Same-day delivery offers large upside potential for retailers and logistics providers alike
The introduction of same-day delivery will take the online shopping experience of customers in the metropolitan areas of Western Europe to a new level of convenience. The product variety available online from specialized e-tailers (e.g., redcoon for consumer electronics) combined with the price transparency that e-commerce offers (e.g., via product search machines) and same-day product availability is a powerful customer value proposition. However, given the increased complexity of same-day delivery across logistics operations, prices for same-day delivery are likely to remain at a level well above the current price level for standard next-day delivery.
Retailers have a same-day delivery “sweet spot” with their existing local infrastructure, particularly shops and warehouses in or close to metropolitan areas.
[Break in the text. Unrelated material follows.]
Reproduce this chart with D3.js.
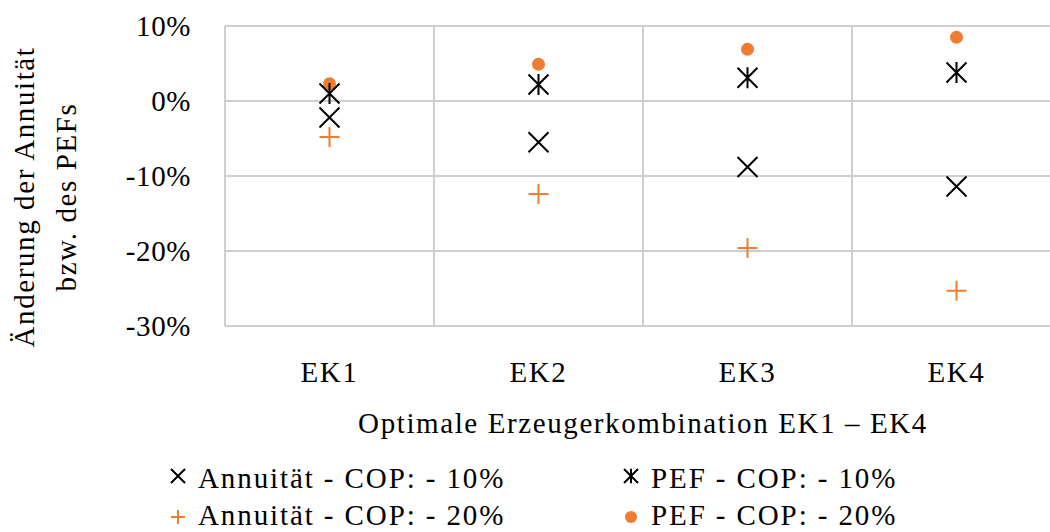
<!DOCTYPE html>
<html><head><meta charset="utf-8">
<script src="https://cdn.jsdelivr.net/npm/d3@7"></script>
<style>body{margin:0;background:#fff;} svg{display:block;} text{font-family:"Liberation Serif","DejaVu Serif",serif !important;fill:#000;letter-spacing:1.6px;}</style>
</head><body>
<svg id="c" width="1050" height="532"></svg>
<script>
const categories = ["EK1","EK2","EK3","EK4"];
const annuitaet10 = [-0.022,-0.055,-0.088,-0.114];
const pef10 = [0.010,0.022,0.031,0.038];
const annuitaet20 = [-0.048,-0.124,-0.196,-0.253];
const pef20 = [0.023,0.049,0.069,0.085];
const yTicks = [0.1,0,-0.1,-0.2,-0.3];
const seriesNames = ["Annuität - COP: - 10%","PEF - COP: - 10%","Annuität - COP: - 20%","PEF - COP: - 20%"];
const orange = "#ED7D31";
const FS = 29;
const SERIF = '"Liberation Serif", "DejaVu Serif", serif';

const svg = d3.select("#c");
const x = d3.scaleBand().domain(categories).range([225,1061]);
const y = d3.scaleLinear().domain([-0.3,0.1]).range([326,26]);
const fmt = v => d3.format(".0%")(v).replace("−","-");

// grid
const g = svg.append("g");
g.selectAll("line.h").data(yTicks).join("line")
  .attr("x1",225).attr("x2",1061).attr("y1",d=>y(d)).attr("y2",d=>y(d))
  .attr("stroke","#cfcfcf").attr("stroke-width",2);
g.selectAll("line.v").data(categories).join("line")
  .attr("x1",d=>x(d)).attr("x2",d=>x(d)).attr("y1",y(0.1)).attr("y2",y(-0.3))
  .attr("stroke","#cfcfcf").attr("stroke-width",2);

// y axis labels
const yAxis = d3.axisLeft(y).tickValues(yTicks).tickFormat(fmt).tickSize(0).tickPadding(34);
const ya = svg.append("g").attr("transform","translate(225,0)").call(yAxis).attr("font-family",SERIF);
ya.select(".domain").remove();
ya.selectAll("text").attr("font-size",FS).attr("fill","#000").attr("dy","0.34em")
  .style("font-family",SERIF).style("letter-spacing","0.6px");

// x axis labels
const xAxis = d3.axisBottom(x).tickSize(0).tickPadding(35);
const xa = svg.append("g").attr("transform","translate(0,326)").call(xAxis).attr("font-family",SERIF);
xa.select(".domain").remove();
xa.selectAll("text").attr("font-size",FS).attr("fill","#000").style("font-family",SERIF);

// titles
svg.append("text").attr("x",643).attr("y",433).attr("text-anchor","middle").attr("font-size",FS)
  .text("Optimale Erzeugerkombination EK1 – EK4");
const yt = svg.append("text").attr("transform","translate(0,197) rotate(-90)").attr("text-anchor","middle").attr("font-size",FS);
yt.append("tspan").attr("x",0).attr("y",34).text("Änderung der Annuität");
yt.append("tspan").attr("x",0).attr("y",76).text("bzw. des PEFs");

// markers
function drawX(sel,s){ sel.append("path").attr("d",`M${-s},${-s}L${s},${s}M${-s},${s}L${s},${-s}`).attr("stroke","#000").attr("stroke-width",2).attr("fill","none"); }
function drawStar(sel,s){ sel.append("path").attr("d",`M${-s},${-s}L${s},${s}M${-s},${s}L${s},${-s}M0,${-s*1.05}L0,${s*1.05}`).attr("stroke","#000").attr("stroke-width",2).attr("fill","none"); }
function drawPlus(sel,s){ sel.append("path").attr("d",`M${-s},0L${s},0M0,${-s}L0,${s}`).attr("stroke",orange).attr("stroke-width",2).attr("fill","none"); }
function drawDot(sel,r){ sel.append("circle").attr("r",r).attr("fill",orange); }

const cx = c => x(c)+x.bandwidth()/2;
const series = [
  {vals:annuitaet20, draw:(s)=>drawPlus(s,10)},
  {vals:annuitaet10, draw:(s)=>drawX(s,10)},
  {vals:pef20, draw:(s)=>drawDot(s,6.5)},
  {vals:pef10, draw:(s)=>drawStar(s,10)}
];
series.forEach(se=>{
  categories.forEach((c,i)=>{
    const gg = svg.append("g").attr("transform",`translate(${cx(c)},${y(se.vals[i])})`);
    se.draw(gg);
  });
});

// legend
const leg = [
  {name:seriesNames[0], x:178, y:476, by:488, draw:s=>drawX(s,7)},
  {name:seriesNames[1], x:631, y:476, by:488, draw:s=>drawStar(s,7)},
  {name:seriesNames[2], x:178, y:517, by:525, draw:s=>drawPlus(s,7)},
  {name:seriesNames[3], x:631, y:517, by:525, draw:s=>drawDot(s,6)}
];
leg.forEach(l=>{
  const gg = svg.append("g").attr("transform",`translate(${l.x},${l.y})`);
  l.draw(gg);
  svg.append("text").attr("x",l.x+20).attr("y",l.by).attr("font-size",FS).style("letter-spacing","1.9px").text(l.name);
});
</script>
</body></html>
The proximity to the end customer enables them to provide customers with delivery on the day of the purchase, ideally combined with an option for a time window. Most retailers have already added an e-commerce channel to their traditional bricks-and-mortar sales approach. The combination with same-day delivery could help to win back some of the customers that have been lost to online shopping over the last decade.
Finally, same-day delivery is both an immense opportunity and an operational challenge for logistics providers who are the natural partner for same-day delivery on a broad scale due to their existing network and scale advantages. The underlying trends of increasing e-commerce adoption and urbanization will create a strong urge for evolution from the current next-day standard in B2C parcel to same-day. Logistics providers need to position themselves for the upcoming transformation, adapting their networks from overnight sorting and next-day delivery to same-day capability. In addition there is an opportunity to expand into fulfillment services given the need for minimal pick and pack lead times to enable same-day delivery.